Girl Launches Hello Kitty Doll Into Space

Courtesy: Rod Rojas

It's a bird. It's a plane. No, it's Hello Kitty.

That's what a seventh grade student from California had in mind when she came up with her dream science project: sending a Hello Kitty doll her dad brought back from a business trip in Japan into space.

Lauren Rojas, a 12-year-old from Antioch, Calif., got the idea after seeing a television commercial in which a balloon was launched into the sky. She thought she could do the same with her Hello Kitty doll. She would test air pressure and temperature at high altitude for her school's science fair.

"I said, 'Wow, are you serious?'" Lauren's teacher, Annette Cluck of Cornerstone Christian School, told ABCNews.com. "I was kind of blown away because usually students don't do something that extravagant."

Cluck, who teaches seventh and eighth grade science at the school, gave Lauren the okay to move ahead with her project. Lauren turned to her dad, Rod Rojas, for help.

"We spent about one month planning and executing it," he said. "We used a company called High Altitude Science in Colorado to get the equipment, the weather balloon and flight computer."

Lauren and her father mounted small video cameras on their rocket-shaped gondola to record Hello Kitty's journey. The balloon reached an altitude of 93,625 feet (17.73 miles), Rojas said. There, the air was so thin that the balloon burst, sending Hello Kitty from the sky. It landed in a tree 47 miles from the launch sight, according to Rojas.

As with any good science project, presentation is key, so Lauren gave hers a 21 st-century twist by creating a YouTube video to show the launch and the planning behind it. A family friend compiled the four-minute video. It has had nearly 200,000 views.

"It was all Lauren's idea of the music and how she wanted it to flow and to end," Rojas said. "As we looked around the Internet to investigate other types of launches, Lauren said she wanted to make a video to use in her presentation."

Lauren's project will be judged in the school science fair on Feb. 12 but she's already earning rave reviews from her peers.

"Yesterday I showed all of my classes and they were applauding. It's like we have a celebrity," Cluck said. "She's very quiet and shy but I can tell she just beams with pride when the students praise her or talk to her about it. She just lights up."

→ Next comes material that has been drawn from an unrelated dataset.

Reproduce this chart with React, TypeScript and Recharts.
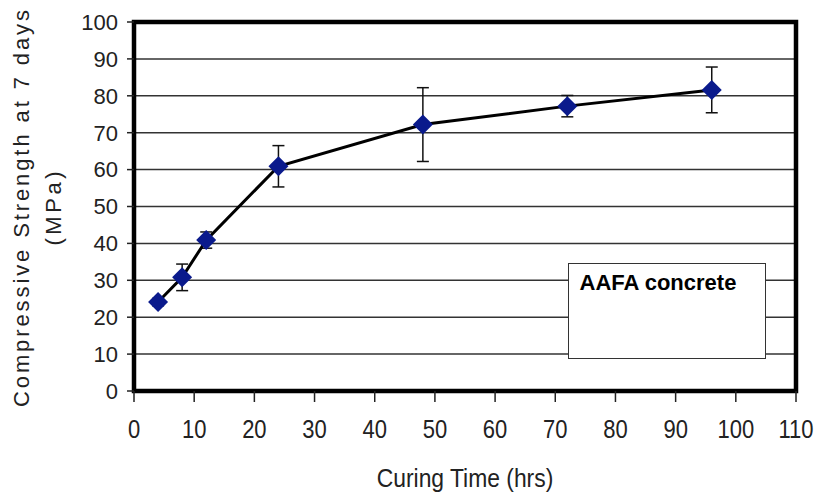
import React from "react"
import {
  LineChart,
  Line,
  XAxis,
  YAxis,
  CartesianGrid,
  ErrorBar,
  ReferenceArea,
} from "recharts"

// Curing time (hrs) and 7-day compressive strength (MPa) with scatter
const curingHours = [4, 8, 12, 24, 48, 72, 96]
const strengthMPa = [24.1, 30.8, 40.9, 60.9, 72.2, 77.2, 81.6]
const strengthError = [1, 3.6, 2.2, 5.6, 10, 2.9, 6.2]

const xTicks = [0, 10, 20, 30, 40, 50, 60, 70, 80, 90, 100, 110]
const yTicks = [0, 10, 20, 30, 40, 50, 60, 70, 80, 90, 100]

const FONT = "'Liberation Sans', Arial, Helvetica, sans-serif"
const TEXT = "#222"
const MARKER = "#0a1a8c"

const points = curingHours.map((h, i) => ({
  hours: h,
  strength: strengthMPa[i],
  err: strengthError[i],
}))

// Diamond marker centred on the point
const Diamond = (props: any) => {
  const { cx, cy } = props
  if (cx == null || cy == null) return null
  const r = 10
  return (
    <polygon
      points={`${cx},${cy - r} ${cx + r},${cy} ${cx},${cy + r} ${cx - r},${cy}`}
      fill={MARKER}
    />
  )
}

// x axis text is set in a tall, slightly condensed face
const XTick = (props: any) => {
  const { x, y, payload } = props
  return (
    <g transform={`translate(${x},${y}) scale(0.88,1)`}>
      <text
        x={0}
        y={0}
        dy="0.71em"
        textAnchor="middle"
        fill={TEXT}
        fontFamily={FONT}
        fontSize={25}
      >
        {payload.value}
      </text>
    </g>
  )
}

const YTitle = (props: any) => {
  const vb = props.viewBox || { x: 70, y: 22, width: 64, height: 369 }
  const cy = vb.y + vb.height / 2 + 2
  return (
    <g fill={TEXT} fontFamily={FONT} fontSize={22}>
      <text
        x={29}
        y={cy}
        transform={`rotate(-90 29 ${cy})`}
        textAnchor="middle"
        textLength={397}
        lengthAdjust="spacing"
      >
        Compressive Strength at 7 days
      </text>
      <text
        x={61}
        y={cy}
        transform={`rotate(-90 61 ${cy})`}
        textAnchor="middle"
        textLength={74}
        lengthAdjust="spacing"
      >
        (MPa)
      </text>
    </g>
  )
}

const XTitle = (props: any) => {
  const vb = props.viewBox || { x: 134, y: 391, width: 662, height: 60 }
  const cx = vb.x + vb.width / 2
  return (
    <g transform={`translate(${cx},${vb.y + 96}) scale(0.88,1)`}>
      <text
        x={0}
        y={0}
        textAnchor="middle"
        fill={TEXT}
        fontFamily={FONT}
        fontSize={26}
      >
        Curing Time (hrs)
      </text>
    </g>
  )
}

export default function App() {
  return (
    <div
      style={{
        position: "absolute",
        left: 0,
        top: 0,
        width: 817,
        height: 493,
        background: "#fff",
      }}
    >
      <LineChart
        width={817}
        height={493}
        data={points}
        margin={{ top: 22, right: 21, bottom: 42, left: 70 }}
      >
        <CartesianGrid
          vertical={false}
          stroke="#333"
          strokeWidth={1.5}
          horizontalValues={yTicks}
        />
        <XAxis
          dataKey="hours"
          type="number"
          domain={[0, 110]}
          ticks={xTicks}
          interval={0}
          height={60}
          axisLine={false}
          tickLine={{ stroke: TEXT, strokeWidth: 1.5 }}
          tickSize={11}
          tickMargin={18}
          tick={<XTick />}
          label={<XTitle />}
        />
        <YAxis
          type="number"
          domain={[0, 100]}
          ticks={yTicks}
          interval={0}
          width={64}
          axisLine={false}
          tickLine={{ stroke: TEXT, strokeWidth: 1.5 }}
          tickSize={7}
          tickMargin={9}
          tick={{ fontSize: 22, fill: TEXT, fontFamily: FONT }}
          label={<YTitle />}
        />
        <ReferenceArea
          x1={0}
          x2={110}
          y1={0}
          y2={100}
          fill="none"
          stroke="#000"
          strokeWidth={4.5}
          ifOverflow="visible"
        />
        <Line
          dataKey="strength"
          type="linear"
          stroke="#000"
          strokeWidth={3}
          dot={(p: any) => <Diamond key={`d-${p.index}`} {...p} />}
          activeDot={false}
          isAnimationActive={false}
        >
          <ErrorBar
            dataKey="err"
            direction="y"
            width={6}
            stroke="#111"
            strokeWidth={1.5}
          />
        </Line>
      </LineChart>
      <div
        style={{
          position: "absolute",
          left: 568,
          top: 263,
          width: 198,
          height: 96,
          boxSizing: "border-box",
          border: "1.5px solid #333",
          background: "#fff",
          padding: "8px 0 0 10.5px",
          fontFamily: FONT,
          fontSize: 22,
          lineHeight: "22px",
          fontWeight: "bold",
          color: "#000",
        }}
      >
        AAFA concrete
      </div>
    </div>
  )
}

If Lauren's project wins, she'll head to the regional science fair later this year. But she has some stiff competition at her school - students asking how greasy potato chips are, whether you can read in colors, and whether laughter lowers your blood pressure, according to Cluck.

Win or lose, Rojas says he's just happy with how the process has engaged his daughter.

"She loves to collect bugs and she's always very interested in experiments," he said. "I'm hoping that it sparks her interest in science even further."